Wetenschappelijke naam:
Bubulcus ibis (Linnaeus, 1758)
Nederlandse naam:
Koereiger
Vogelgroep:
Reigers
Veldkenmerken. 48-53 cm. Lijkt op afstand wit. Iets kleiner, gezetter en met kortere hals dan Kleine Zilverreiger; kenmerkende, opvallend zware 'kaken'. In broedtijd verlengde isabelkleurige sierveren aan kruin, keel en mantel. Verenkleed buiten broedtijd wit. Snavel in broedtijd geel met rode basis; poten roodachtig. 's Winters poten en snavel geelachtig. Juveniel wit, zonder verlengde sierveren en met gele snavel en geelgroene poten.
Geluid. Tijdens de broedtijd in de kolonie verschillende krassende en kwakende geluiden.
Voorkomen.
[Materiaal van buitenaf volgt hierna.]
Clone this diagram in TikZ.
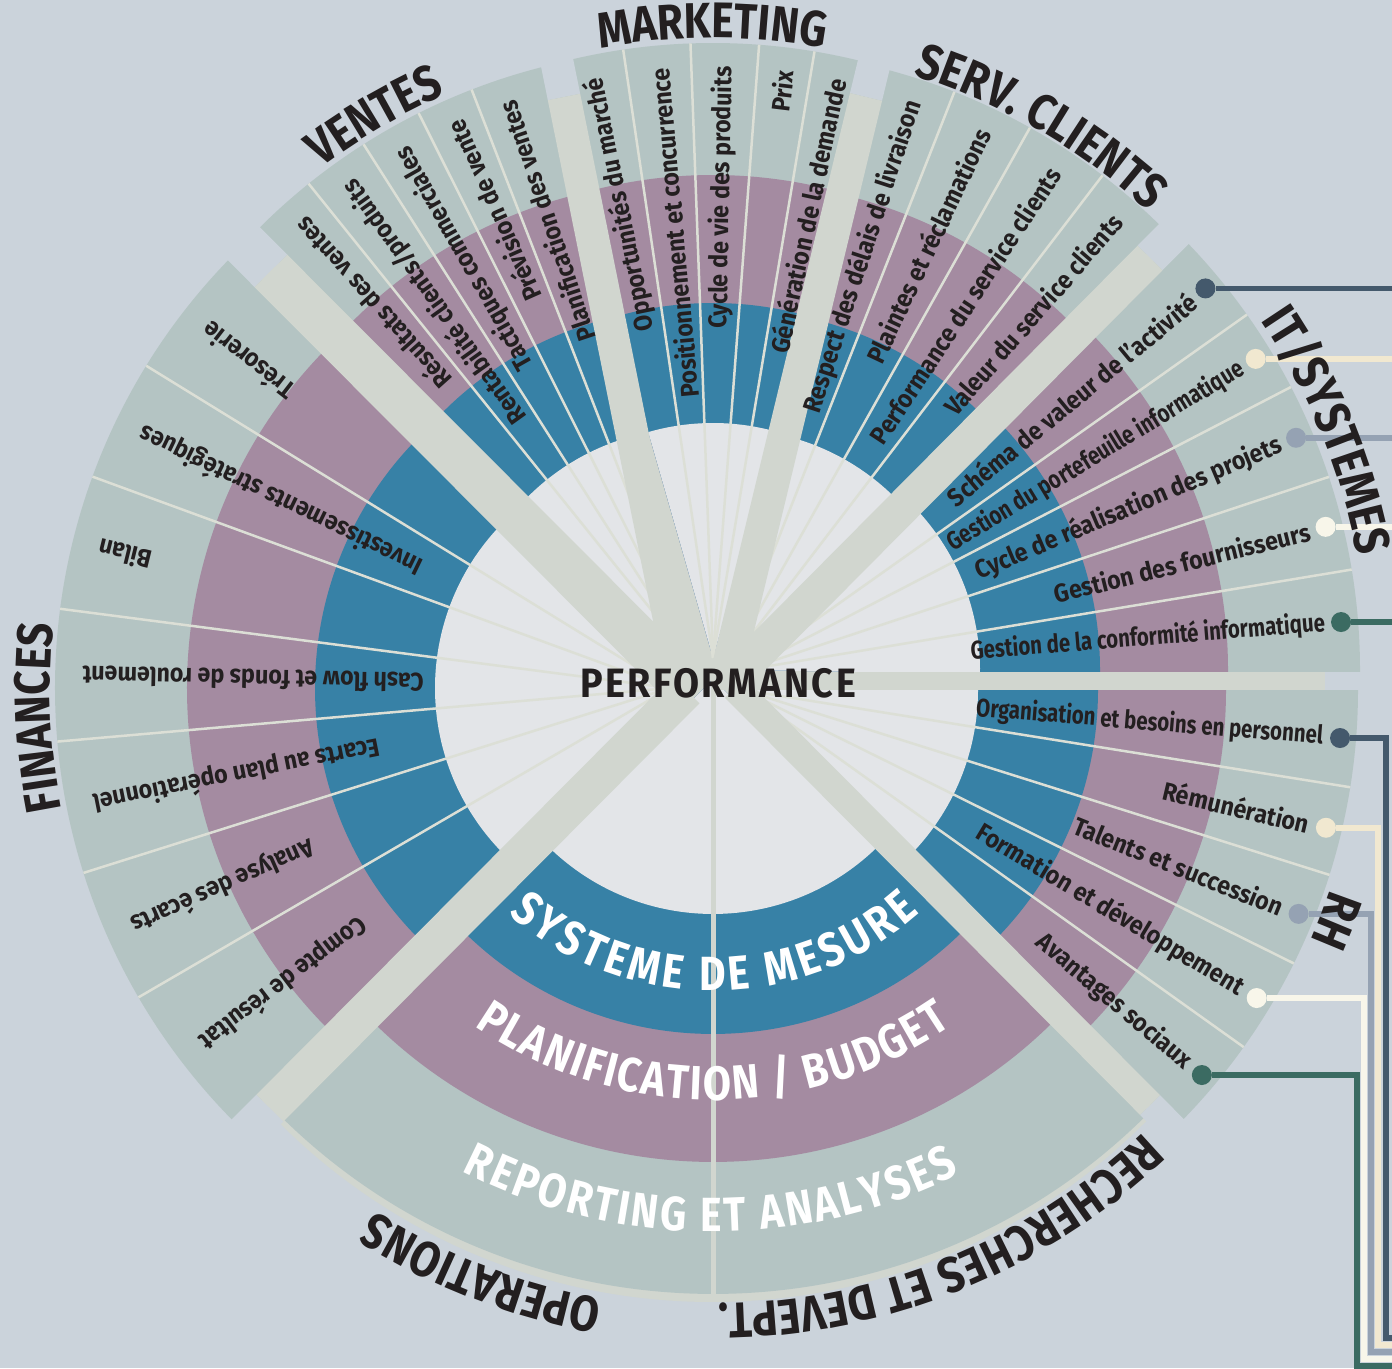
\documentclass[tikz,border=0pt]{standalone}
\usepackage{fontspec}
\setmainfont{Fira Sans}
\newfontfamily\itemfont[FakeStretch=0.91]{Fira Sans}
\newfontfamily\itemnarrow[FakeStretch=0.8]{Fira Sans}
\newfontfamily\headfont[FakeStretch=0.85]{Fira Sans}
\newfontfamily\perffont[FakeStretch=0.92,LetterSpace=6]{Fira Sans}
\usetikzlibrary{calc,decorations.text}

\definecolor{bgcol}{HTML}{CBD3DB}
\definecolor{outercol}{HTML}{B4C4C3}
\definecolor{mauvecol}{HTML}{A48BA1}
\definecolor{tealcol}{HTML}{3781A6}
\definecolor{innercol}{HTML}{E3E5E8}
\definecolor{barcol}{HTML}{D1D6CF}
\definecolor{spokecol}{HTML}{DCDFD6}
\definecolor{inkcol}{HTML}{231F20}
\definecolor{slatecol}{HTML}{44596C}
\definecolor{creamcol}{HTML}{F1E8D0}
\definecolor{greybluecol}{HTML}{95A2B3}
\definecolor{palecol}{HTML}{F8F6EA}
\definecolor{pinecol}{HTML}{3B6B62}

\tikzset{
  itemtxt/.style={font=\itemfont\bfseries\fontsize{25.5}{25.5}\selectfont, text=inkcol, inner sep=0pt, anchor=east},
  itemlong/.style={itemtxt, font=\itemnarrow\bfseries\fontsize{25.5}{25.5}\selectfont},
  spoke/.style={draw=spokecol, line width=2.5pt},
  dot/.style={circle, minimum size=20pt, inner sep=0pt},
  link/.style={line width=5.5pt},
}

\newcommand\headlab{\headfont\bfseries\fontsize{50}{50}\selectfont\color{inkcol}}
\newcommand\ringlab{\headfont\bfseries\fontsize{48}{48}\selectfont\color{white}}

\newcommand\ringsector[3]{%
  \foreach \rr/\cc in {615/outercol,483/mauvecol,355/tealcol,235/innercol}
    \fill[\cc] (#1) -- ++(#2:\rr) arc[start angle=#2, end angle=#3, radius=\rr] -- cycle;
}
\newcommand\arclabel[5]{%
  \path[decorate, decoration={text along path, text align=center, text={#5}}]
    ($(#1)+(#3:#2)$) arc[start angle=#3, end angle=#4, radius=#2];
}
\newcommand\fitlabel[5]{%
  \path[decorate, decoration={text along path, text align={fit to path}, text={#5}}]
    ($(#1)+(#3:#2)$) arc[start angle=#3, end angle=#4, radius=#2];
}

\begin{document}
\begin{tikzpicture}[x=1pt,y=1pt]
\useasboundingbox (0,0) rectangle (1392,1368);
\fill[bgcol] (0,0) rectangle (1392,1368);

\coordinate (D) at (712,678);
\coordinate (V) at (694,705);
\coordinate (M) at (713,710);
\coordinate (S) at (729,704);
\coordinate (T) at (745,698);
\coordinate (H) at (743,678);
\coordinate (F) at (670,680);
\coordinate (B) at (713,689);
\coordinate (xr) at (1400,0);

\fill[barcol] (D) circle[radius=612];

\ringsector{F}{135}{225.3}
\ringsector{V}{104.2}{136}
\ringsector{M}{74.4}{106}
\ringsector{S}{44.5}{76.1}
\ringsector{T}{-1}{45}
\ringsector{H}{-45.5}{1}
\ringsector{B}{225.5}{315.2}

\foreach \a in {128.8,122.5,116.6,111.2} \draw[spoke] (V) -- ++(\a:615);
\foreach \a in {98.4,92.1,85.7,80.5} \draw[spoke] (M) -- ++(\a:615);
\foreach \a in {68.5,60.7,52.6} \draw[spoke] (S) -- ++(\a:615);
\foreach \a in {35.3,27.4,18.3,9.4} \draw[spoke] (T) -- ++(\a:615);
\foreach \a in {-9.1,-17.5,-26.4,-35.5} \draw[spoke] (H) -- ++(\a:615);
\foreach \a in {148.4,159.9,172.6,185.0,197.5,210.2} \draw[spoke] (F) -- ++(\a:615);

\coordinate (b1s) at (680,687); \coordinate (b1e) at (271,1097);
\coordinate (b2s) at (682,687); \coordinate (b2e) at (564,1271);
\coordinate (b3s) at (725,687); \coordinate (b3e) at (866,1271);
\coordinate (b4s) at (730,687); \coordinate (b4e) at (1150,1110);
\coordinate (b5s) at (712,687); \coordinate (b5e) at (1325,687);
\coordinate (b6s) at (735,680); \coordinate (b6e) at (1150,263);
\coordinate (b7s) at (686,678); \coordinate (b7e) at (270,260);
\foreach \s/\e/\w in {b1s/b1e/46, b2s/b2e/33, b3s/b3e/33, b4s/b4e/35, b5s/b5e/18, b6s/b6e/28, b7s/b7e/38} {
  \draw[bgcol, line width=\w pt] (\e) -- ($(\s)!1.3!(\e)$);
  \draw[barcol, line width=\w pt] (\s) -- (\e);
}
\draw[barcol, line width=5pt] (B) -- ++(0,-622);

\foreach \a/\t [count=\i] in {131.85/{Résultats des ventes}, 125.65/{Rentabilité clients/produits}, 119.55/{Tactiques commerciales}, 113.9/{Prévision de vente}, 108.45/{Planification des ventes}}
  \node[itemtxt, rotate=\a] (ven\i) at ($(V)+(\a:592)$) {\t};
\foreach \a/\t [count=\i] in {101.55/{Opportunités du marché}, 95.25/{Positionnement et concurrence}, 88.9/{Cycle de vie des produits}, 83.1/{Prix}, 77.95/{Génération de la demande}}
  \node[itemtxt, rotate=\a] (mkt\i) at ($(M)+(\a:592)$) {\t};
\foreach \a/\t [count=\i] in {71.8/{Respect des délais de livraison}, 64.6/{Plaintes et réclamations}, 56.65/{Performance du service clients}, 49.05/{Valeur du service clients}}
  \node[itemtxt, rotate=\a] (srv\i) at ($(S)+(\a:592)$) {\t};
\foreach \a/\t [count=\i] in {142.25/{Trésorerie}, 154.15/{Investissements stratégiques}, 166.25/{Bilan}, 178.8/{Cash flow et fonds de roulement}, 191.25/{Ecarts au plan opérationnel}, 203.85/{Analyse des écarts}, 217.25/{Compte de résultat}}
  \node[itemtxt, rotate=\a] (fin\i) at ($(F)+(\a:588)$) {\t};

\foreach \a/\t/\col/\sty [count=\i] in {39.65/{Schéma de valeur de l’activité}/slatecol/itemtxt, 31.35/{Gestion du portefeuille informatique}/creamcol/itemlong, 22.85/{Cycle de réalisation des projets}/greybluecol/itemtxt, 13.85/{Gestion des fournisseurs}/palecol/itemtxt, 4.6/{Gestion de la conformité informatique}/pinecol/itemlong} {
  \node[\sty, rotate=\a] (its\i) at ($(T)+(\a:582)$) {\t};
  \node[dot, fill=\col] (itd\i) at ($(T)+(\a:598)$) {};
  \draw[link, \col] (itd\i) -- (itd\i -| xr);
}

\coordinate (rt1) at (1386,30);
\coordinate (rt2) at (1378,23);
\coordinate (rt3) at (1371,16);
\coordinate (rt4) at (1364,9);
\coordinate (rt5) at (1357,2);
\foreach \a/\t/\col/\sty [count=\i] in {-4.6/{Organisation et besoins en personnel}/slatecol/itemlong, -13.3/{Rémunération}/creamcol/itemtxt, -21.95/{Talents et succession}/greybluecol/itemtxt, -30.95/{Formation et développement}/palecol/itemtxt, -40/{Avantages sociaux}/pinecol/itemtxt} {
  \node[\sty, rotate=\a] (rhs\i) at ($(H)+(\a:582)$) {\t};
  \node[dot, fill=\col] (rhd\i) at ($(H)+(\a:599)$) {};
  \draw[link, \col] (rhd\i) -| (rt\i) -- (rt\i -| xr);
}

\arclabel{V}{620}{160}{80.5}{|\headlab|VENTES}
\arclabel{M}{620}{130}{50.1}{|\headlab|MARKETING}
\arclabel{S}{617}{99.85}{19.85}{|\headlab|SERV. CLIENTS}
\arclabel{T}{623}{62.35}{-17.65}{|\headlab|IT/SYSTEMES}
\arclabel{H}{620}{18.7}{-61.3}{|\headlab|RH}
\arclabel{F}{620}{222.7}{142.7}{|\headlab|FINANCES}
\arclabel{B}{630}{288.75}{208.75}{|\headlab|OPERATIONS}
\arclabel{B}{625}{340}{244}{|\headlab|RECHERCHES ET DEVEPT.}

\fitlabel{B}{312}{229}{311.5}{|\ringlab|SYSTEME DE MESURE}
\fitlabel{B}{421}{235.5}{304.5}{|\ringlab|PLANIFICATION / BUDGET}
\fitlabel{B}{553}{243}{296.5}{|\ringlab|REPORTING ET ANALYSES}

\node[font=\perffont\bfseries\fontsize{41}{41}\selectfont, text=inkcol] (perf) at (718,685) {PERFORMANCE};
\end{tikzpicture}
\end{document}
Broedt plaatselijk in kleine tot tamelijk grote kolonies.
Habitat. Broedt in lage tot middelgrote struiken en loofbomen in laaglandgebieden. Fourageert op weilanden, steppen, akkers, langs oevers van rivieren, meren etc., meestal nabij koeien of ander vee; het minst aan water gebonden van alle Europese reigers.
Voedsel. Voornamelijk insecten, opgestoten door vee of andere grote zoogdieren.
Ei. Zonder tekening, basiskleur vrijwel wit, met bleekgroene of bleekblauwe tint. Schaal vaak met zeer fijne lengtegroeven, niet glanzend. Vorm subelliptisch/lang elliptisch. Formaat 45 x 34 mm (41-53 x 32-36), gewicht 28 g. Te onderscheiden van andere reigereieren door de lichte kleur.